6/22/00 - Thursday, Irving Plaza, New York, NY

https://archive.org/details/db2000-06-22.akg391.1644


source: archive.org

Easily the strangest show of the year is this very short performance for the Jammy Awards in New York. The short setlist consists of four songs, all covers, all new to the repertoire. The show opens with Franz Schubert’s Opus 90, a lengthy and intricate classical composition. Les Claypool comes up after Opus 90 and the band runs through a cover of Riddles Are Abound Tonight by Claypool’s band Sausage (which, as far as I can tell, is just another name for the original lineup of Primus). There are a few minutes of amorphous inchoate Biscuits-esque improv in the final minutes, but otherwise this is a pretty straight run-through. After Riddles, the band launches into a rendition of Pink Floyd’s Have a Cigar. Magner does a respectable job on vox, and after the song the band launches into a tense outro jam. A mellow trance jam with Claypool vocal teases builds to a chaotic frenzy. Moments of brilliance shine through the chaos. Barber’s playing immediately prior to the segue is particularly inspired. The jam segues into Tomorrow Never Knows by the Beatles. The jamming is particularly aimless until shortly after the Reba teases, when it breaks down into a symphonic groove as Claypool sings the closing verses of Tomorrow Never Knows. The song closes with some ambient and psychedelic noise jamming. Included as a bonus on this version is the announcement of the 1999 Jam of the Year award, which goes to… The Disco Biscuits, for their Akira Jam.

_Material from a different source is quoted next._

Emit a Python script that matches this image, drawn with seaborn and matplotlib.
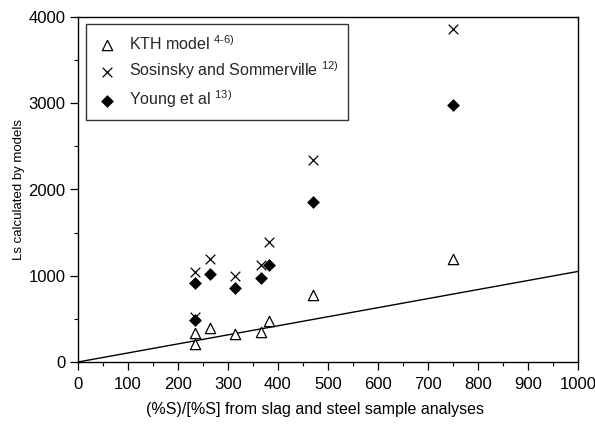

A bizarre show and probably the most optional of the year. It’s worth hearing for the notability factor, and the Tomorrow Never Knows is nice and weird with some cool moments of brilliance.


Stray Observations:
Of the four covers debuted at this show, only Schubert’s Opus 90 was not played again. Riddles was played at both Crisman shows, 6/27 and 7/12, before being shelved permanently. Tomorrow Never Knows was shelved until Langerado 08, and was played once after that. Have A Cigar was played the most out of the four. It was shelved until 06 when it began appearing a few times a year, often with guest sit-ins, and was most recently performed on 2/7/09 with Warren Haynes.

This is perhaps the only show the band has ever played (excluding the first show ever) in which every song is a debut (cover or otherwise).

Barber says the Opus 90 is a song that he had wanted to play for a long time.

The Have a Cigar outro features Hello Skinny and The Wondrous Boatride vocal teases. Hello Skinny was a song by the Residents, but was also featured as a bonus track on Primus's Frizzle Fry, and the Wondrous Boatride was from the Willy Wonka and the Chocolate Factory film, an obsession of Claypool’s.

Tomorrow Never Knows features vocal teases of Reba (Phish) and Stairway to Heaven (Led Zeppelin).